Thick, gray beard. Worn long and fairly askew. Side curls, which fairly cover the ears, are called payot or paies. They’re a little scraggly.

Boxy black outer layer. Hayley is calling it a trench coat. It is decidedly not a trench coat. It’s like a robe. But not made of terry cloth. It’s like a jacket. But it’s not. They go down past the derriere and have the option of being cinched at the “waist.” That word is in air quotes because these portly men no longer have “waists”; many, thus, don’t bother to cinch their overcoat, so the tie just hangs limply. (Perhaps like another undergarment. …)

Four sets of white strings swish beneath the coat, over the tops of the black pant legs. These are tzitzit and are part of a white undergarment stating these folks’ religiosity. The modern Orthodox (men) wear them, too. But over jeans. Not black slacks over indeterminate waistlines.

Black slacks. I’ve already lambasted them enough, but I’ll add their bottom cuffs tend to be frayed.

Tennis shoes. Black. Not Nikes. That’s probably why the pants’ cuffs are so frayed.
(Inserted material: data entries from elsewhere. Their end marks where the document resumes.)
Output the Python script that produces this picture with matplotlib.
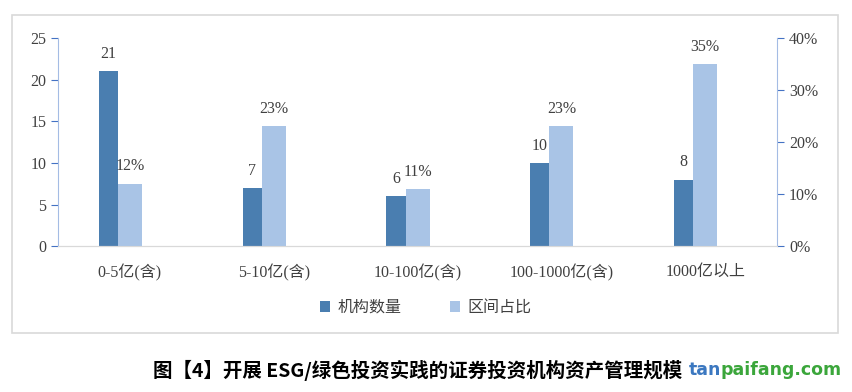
import matplotlib.pyplot as plt
import numpy as np
from matplotlib.patches import Rectangle

plt.rcParams['font.family'] = ['Liberation Serif', 'Noto Sans CJK SC']

categories = ['0-5亿(含)', '5-10亿(含)', '10-100亿(含)', '100-1000亿(含)', '1000亿以上']
counts = [21, 7, 6, 10, 8]
shares = [12, 23, 11, 23, 35]  # percent

dark = '#4A7EB0'
light = '#A9C4E6'
axis_col = '#A4BCE4'
tick_col = '#4472C4'
txt = '#404040'

fig = plt.figure(figsize=(8.52, 3.92), dpi=100)
fig.patches.append(Rectangle((0.014, 0.150), 0.970, 0.812, transform=fig.transFigure,
                             fill=False, edgecolor='#D9D9D9', linewidth=1.2))

ax = fig.add_axes([0.0681, 0.372, 0.844, 0.531])
ax2 = ax.twinx()

x = np.arange(len(categories))
w1, w2 = 0.133, 0.167
b1 = ax.bar(x - w2 / 2 - w1 / 2, counts, w1, color=dark, label='机构数量')
b2 = ax2.bar(x, shares, w2, color=light, label='区间占比')

ax.set_xlim(-0.5, len(categories) - 0.5)
ax.set_ylim(0, 25)
ax2.set_ylim(0, 40)
ax.set_yticks(range(0, 26, 5))
ax2.set_yticks(range(0, 41, 10))
ax2.set_yticklabels([f'{v}%' for v in range(0, 41, 10)])
ax.set_xticks(x)
ax.set_xticklabels(categories)

for a in (ax, ax2):
    a.spines['top'].set_visible(False)
    a.spines['left'].set_color(axis_col)
    a.spines['right'].set_color(axis_col)
    a.spines['bottom'].set_color('#D9D9D9')
    a.tick_params(axis='y', colors=tick_col, labelcolor=txt, labelsize=11.5, length=5)
ax.spines['right'].set_visible(False)
ax2.spines['left'].set_visible(False)
ax.tick_params(axis='x', length=0, labelsize=11.5, labelcolor=txt, pad=13)

for xi, v in zip(x, counts):
    ax.text(xi - w2 / 2 - w1 / 2, v + 1.1, str(v), ha='center', va='bottom', fontsize=11.5, color=txt)
for xi, v in zip(x, shares):
    ax2.text(xi, v + 1.8, f'{v}%', ha='center', va='bottom', fontsize=11.5, color=txt)

fig.legend(handles=[b1, b2], loc='center', bbox_to_anchor=(0.5, 0.215), ncol=2,
           frameon=False, fontsize=11.5, handlelength=0.6, handleheight=0.7,
           handletextpad=0.5, columnspacing=3.0, labelcolor=txt)

fig.text(0.18, 0.056, '图【4】开展 ESG/绿色投资实践的证券投资机构资产管理规模', ha='left', va='center',
         fontsize=14, fontweight='bold', color='black', family=['Noto Sans CJK SC'])

# watermark
t1 = fig.text(0.808, 0.056, 'tan', ha='left', va='center', fontsize=12.5,
              fontweight='bold', color='#3C78C0', family=['DejaVu Sans'])
t2 = fig.text(0, 0, 'paifang.com', ha='left', va='bottom', fontsize=12.5,
              fontweight='bold', color='#3BA63B', family=['DejaVu Sans'])
fig.canvas.draw()
bb = t1.get_window_extent()
x1, y0 = fig.transFigure.inverted().transform((bb.x1, bb.y0))
t2.set_position((x1, y0))

fig.savefig('out.png', dpi=100)
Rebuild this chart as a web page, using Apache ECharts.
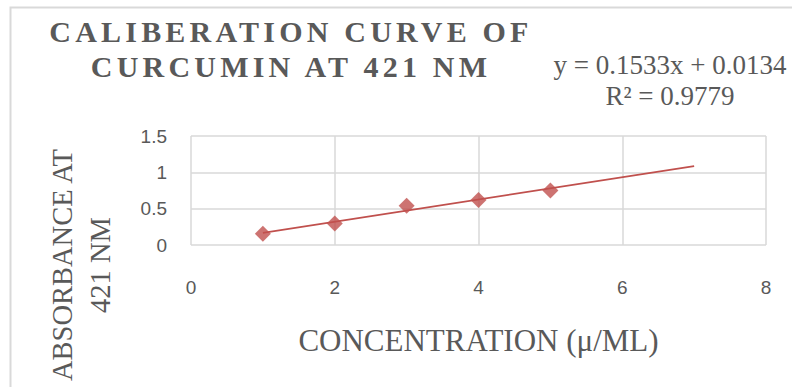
<!DOCTYPE html>
<html>
<head>
<meta charset="utf-8">
<script src="https://cdn.jsdelivr.net/npm/echarts@6/dist/echarts.min.js"></script>
<style>
  html, body { margin: 0; padding: 0; background: #fff; }
  #chart { width: 792px; height: 387px; }
  #chart text[style*="bold"] { letter-spacing: 4.2px; }
</style>
</head>
<body>
<div id="chart"></div>
<script>
// Data
const concentration = [1, 2, 3, 4, 5];
const absorbance = [0.155, 0.295, 0.54, 0.62, 0.75];
const trendX = [1, 7];
const trendY = [0.167, 1.086];
const titleLines = ['CALIBERATION CURVE OF', 'CURCUMIN AT 421 NM'];
const equationLines = ['y = 0.1533x + 0.0134', 'R² = 0.9779'];
const xAxisTitle = 'CONCENTRATION (μ/ML)';
const yAxisTitleLines = ['ABSORBANCE AT', '421 NM'];

const red = '#c0504d';
const grey = '#595959';
const gridGrey = '#d9d9d9';
const serif = '"Liberation Serif", "Times New Roman", serif';
const narrow = '"Liberation Sans Narrow", "Liberation Sans", sans-serif';

const chart = echarts.init(document.getElementById('chart'), null, { renderer: 'svg' });
chart.setOption({
  backgroundColor: '#ffffff',
  animation: false,
  title: [
    {
      text: titleLines.join('\n'),
      left: 286, top: 9, textAlign: 'center',
      textStyle: { fontFamily: serif, fontWeight: 'bold', fontSize: 30, lineHeight: 35, color: grey }
    },
    {
      text: equationLines.join('\n'),
      left: 665, top: 44, textAlign: 'center',
      textStyle: { fontFamily: serif, fontWeight: 'normal', fontSize: 27, lineHeight: 31, color: grey }
    }
  ],
  grid: { left: 191, right: 26, top: 136, bottom: 142, containLabel: false },
  xAxis: {
    type: 'value', min: 0, max: 8, interval: 2,
    name: xAxisTitle, nameLocation: 'middle', nameGap: 80,
    nameTextStyle: { fontFamily: serif, fontSize: 31, color: grey },
    axisLine: { show: false }, axisTick: { show: false },
    axisLabel: { margin: 33, fontFamily: narrow, fontSize: 19, color: grey },
    splitLine: { show: true, lineStyle: { color: gridGrey, width: 1.5 } }
  },
  yAxis: {
    type: 'value', min: 0, max: 1.5, interval: 0.5,
    axisLine: { show: false }, axisTick: { show: false },
    axisLabel: { margin: 24, fontFamily: narrow, fontSize: 19, color: grey },
    splitLine: { show: true, lineStyle: { color: gridGrey, width: 1.5 } }
  },
  graphic: [
    {
      type: 'rect', silent: true, z: -1,
      shape: { x: 10.5, y: 7.5, width: 900, height: 500 },
      style: { fill: 'none', stroke: gridGrey, lineWidth: 2 }
    },
    {
      type: 'text', x: 81, y: 265, rotation: Math.PI / 2,
      style: {
        text: yAxisTitleLines.join('\n'),
        align: 'center', verticalAlign: 'middle',
        fontFamily: serif, fontSize: 28.5, lineHeight: 38, fill: grey
      }
    }
  ],
  series: [
    {
      name: 'Trendline', type: 'line',
      data: trendX.map((x, i) => [x, trendY[i]]),
      showSymbol: false, symbol: 'none',
      lineStyle: { color: red, width: 1.75 }, z: 2
    },
    {
      name: 'Absorbance', type: 'scatter',
      data: concentration.map((x, i) => [x, absorbance[i]]),
      symbol: 'diamond', symbolSize: 16,
      itemStyle: { color: red }, z: 3
    }
  ]
});
</script>
</body>
</html>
Plastic bags. I don’t believe one must be religious to carry a plastic bag, nor must the religious carry one – or many – to demonstrate their belief in HaShem. But, just like Waldo wears glasses (and any schmoe – religious or not – can don glasses), the Hasids seems to have plastic bags tightly secured to the wrist opposite the hand carrying a cell phone or miniscule prayer book. What’s in those plastic bags? I haven’t been able to figure that one out. I don’t imagine they do the family grocery shopping; that’s for the wives to take care of. I also don’t believe they carry their tallit (prayer shawl) in them, for those have their own special bags. It’s likely they have their day’s lunch in them – prepared, of course, by the wife or an older daughter. Regardless, it’s clearly part of the uniform.

 

And these folks are everywhere. They dart onto and off of buses. They walk in a straight line with their heads buried in reading materials. (How do they do that?) They run across streets. They crisscross alleys. They stand in lines, prayer book in hand, like at the (heavily guarded) post office near our AirBnB. They scuttle out of tiny shops, carrying their plastic bags!

If I were of their movement, I’d want to live here, too. No one (save stupid American tourists) would stare and everyone can tell them apart instead of musing that their very existence should be a fun new “Where Is?” book series.

But I do enjoy having a waistline, so I guess I won’t make Jerusalem my home.